Volkswagen CEO Predicts Diesel “Renaissance”
Although Volkswagen is spending $30 billion in the aftermath of its emissions scandal, the company’s CEO isn’t giving up on diesels. In fact, Matthias Mueller even predicts a diesel “renaissance” is coming.
“Diesel will see a renaissance in the not-too-distant future because people who drove diesels will realize that it was a very comfortable drive concept,” VW boss Matthias Mueller said at the Geneva Motor Show, reports Bloomberg. “Once the knowledge that diesels are eco-friendly firms up in people’s minds, then for me there’s no reason not to buy one.”
Mueller’s comments seem surprising given an earlier statement he made three months ago that government subsidies for diesel fuel should be reconsidered to bolster the acceptance of electric cars. And a Reuters report last year said Porsche was mulling whether it would drop diesel engines from its lineup altogether.
Of course, there are reasons not to be so optimistic about the future of diesels. Consumers in Germany are turning away from diesels, which now make up just a third of car sales instead of half as they were before the VW scandal broke. Meanwhile, countries including France, the U.K., and China have committed to banning internal combustion engines in the coming years. Toyota is one automaker that is now pulling back on diesels; it will stop selling diesel cars in Europe by the end of the year.

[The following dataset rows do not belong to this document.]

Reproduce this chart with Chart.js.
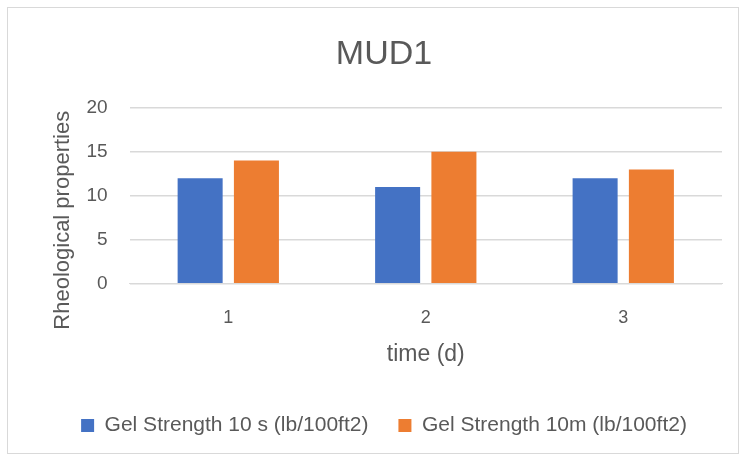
<!DOCTYPE html>
<html>
<head>
<meta charset="utf-8">
<script src="https://cdn.jsdelivr.net/npm/chart.js@4"></script>
<style>
  html, body { margin: 0; padding: 0; background: #fff; }
  #wrap {
    position: absolute; left: 7px; top: 7px;
    width: 732px; height: 447px;
    border: 1px solid #d9d9d9; box-sizing: border-box;
  }
</style>
</head>
<body>
<div id="wrap"><canvas id="chart"></canvas></div>
<script>
const categories = ["1", "2", "3"];
const gel10s = [12, 11, 12];
const gel10m = [14, 15, 13];
const seriesNames = ["Gel Strength 10 s (lb/100ft2)", "Gel Strength 10m (lb/100ft2)"];
const yTicks = [0, 5, 10, 15, 20];

const font = "'Liberation Sans', Arial, sans-serif";
const grey = "#595959";

new Chart(document.getElementById("chart"), {
  type: "bar",
  data: {
    labels: categories,
    datasets: [
      { label: seriesNames[0], data: gel10s, backgroundColor: "#4472c4" },
      { label: seriesNames[1], data: gel10m, backgroundColor: "#ed7d31" }
    ]
  },
  options: {
    responsive: true,
    maintainAspectRatio: false,
    animation: false,
    categoryPercentage: 0.57,
    barPercentage: 0.8,
    layout: { padding: { left: 38, right: 16, top: 26, bottom: 7 } },
    plugins: {
      title: {
        display: true, text: "MUD1", color: grey,
        font: { family: font, size: 34, weight: "normal" },
        padding: { top: 0, bottom: 33 }
      },
      legend: {
        position: "bottom",
        labels: {
          color: grey, boxWidth: 13, boxHeight: 13, padding: 30,
          font: { family: font, size: 21 }
        }
      },
      tooltip: { enabled: false }
    },
    scales: {
      x: {
        grid: { display: false },
        border: { color: "#d9d9d9" },
        ticks: { color: grey, font: { family: font, size: 18 }, padding: 15 },
        title: {
          display: true, text: "time (d)", color: grey,
          font: { family: font, size: 23 }, padding: { top: -3, bottom: 17 }
        }
      },
      y: {
        min: 0, max: 20,
        afterBuildTicks: axis => { axis.ticks = yTicks.map(v => ({ value: v })); },
        grid: { color: "#d9d9d9", lineWidth: 1.5, drawTicks: false },
        border: { display: false },
        ticks: { color: grey, font: { family: font, size: 19 }, padding: 22 },
        title: {
          display: true, text: "Rheological properties        ", color: grey,
          font: { family: font, size: 22 }, padding: { top: 4, bottom: -12 }
        }
      }
    }
  }
});
</script>
</body>
</html>
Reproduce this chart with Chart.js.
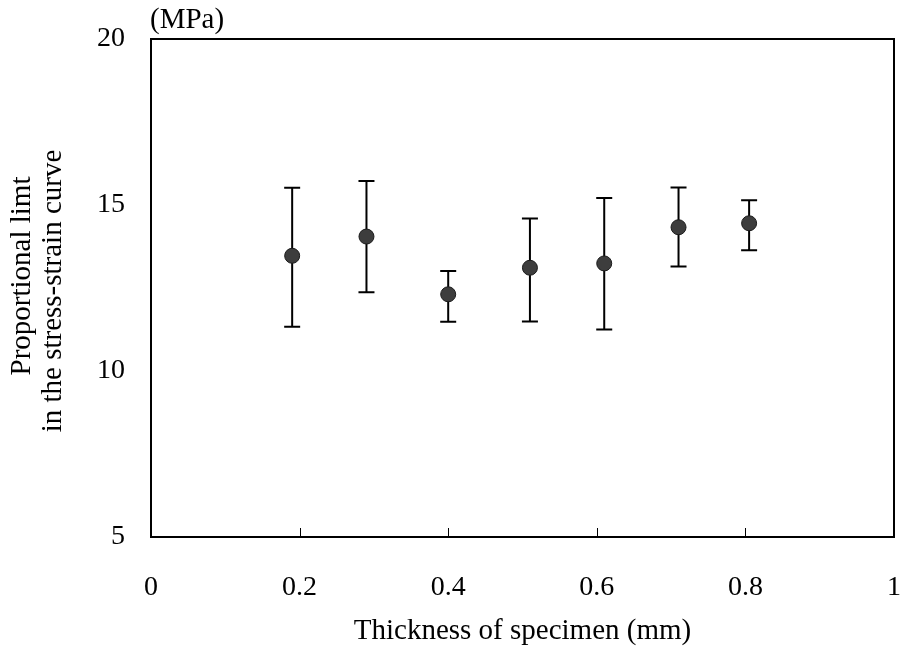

In the wake of dieselgate, VW has been betting big on electric cars. It’s introducing a new electric hatch based on the I.D. concept in 2019, followed by an electric crossover, an electric reincarnation of the Microbus, and an electric sedan. But unfortunately, EVs today don’t offer the same range advantages as diesels. As hinted at by VW brand chief Herbert Diess, diesels will play an important role in meeting emissions goals right now. “We need diesel to get to the C02 goals,” Diess said. “Electric vehicles in many cases won’t keep frequent drivers happy.”